Questions families can ask their child to help develop this skill:
How can you use math to solve this problem?
What connection to the situation applies to the numbers in the problem?
Is your answer reasonable? How do you know?
Can you use this same thinking to solve a similar problem?
MHM5. Use appropriate tools strategically.
Students have multiple tools at their disposal to help with mathematics. They can use drawings, tables, charts, graphs, and/or words to help them find solutions. They should consider which tool might help them as they solve the problem. Some tools are more efficient. Students may experiment with different tools to help them solve the problem until they find the tool that will help them find the solution.
Questions families can ask their child to help develop this skill:
What tools can you use to solve this problem? How can each one help you?
Which tool is more useful for this problem? Explain your choice.
Why is this tool (the one selected) better to use than (another tool mentioned)?

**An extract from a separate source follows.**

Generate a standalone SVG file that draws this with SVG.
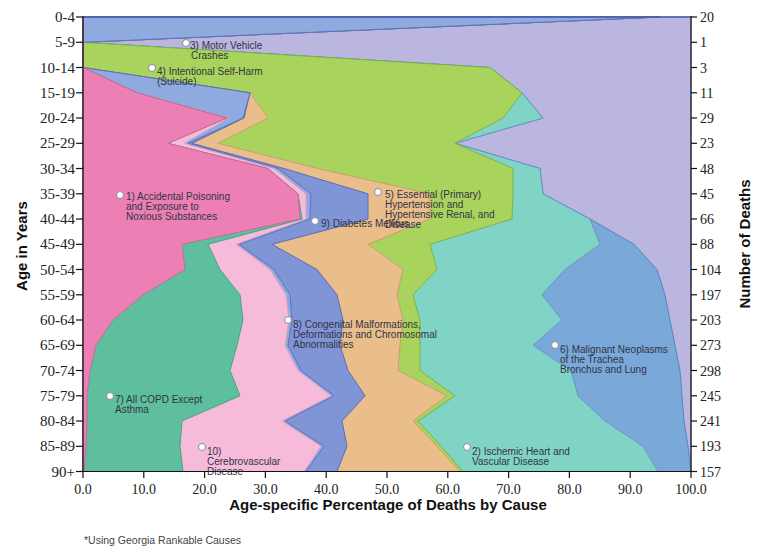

Before you solve the problem, can you estimate the answer?
MHM6. Attend to precision.
Students are precise (a) in their communication so others understand what they mean; (b) in their calculations; and (c) in their explanations of what the work or data they are presenting means. They use the precise language of mathematics, use terms accurately, and label their work with care.
Questions families can ask their child to help develop this skill:
What do the symbols that you used mean?
What units of measure are you using?
Explain the terms you are using. What do they mean?
How do you know your work is precise?
MHM7. Look for and make use of structure.
Students look closely at a problem to determine if there is a pattern or structure that will help them. Mathematical structures include the number sequence, the place value system, properties of operations, and patterns that can be generalized, such as the formulas for finding area or the inverse relationships of addition and subtraction and of multiplication and division. They ask themselves questions like, “Would making parallel lines help with a geometry problem?”, “Are these all square numbers?”, or “What do I know about equivalence that could help me with this fraction problem?”
Questions families can ask their child to help develop this skill:
What do you notice about the answers to the exercises you’ve just completed?
What do different parts of the expression or equation you are using tell you about the possible correct answers?
Do you notice patterns or connections to other problems?
MHM8. Look for and express regularity in repeated reasoning.
Looking for and expressing regularity in repeated reasoning is closely related to making use of structure. Students look for the results that happen over and over again and/or figure out how to generalize a shortcut. They can recognize similarities and patterns that emerge in repeated trials.
Questions families can ask their child to help develop this skill:
What shortcut can you think of that will always work for these kinds of problems?
What pattern(s) do you see? Can you make a rule or generalization?
Does this reasoning apply to math you have previously learned?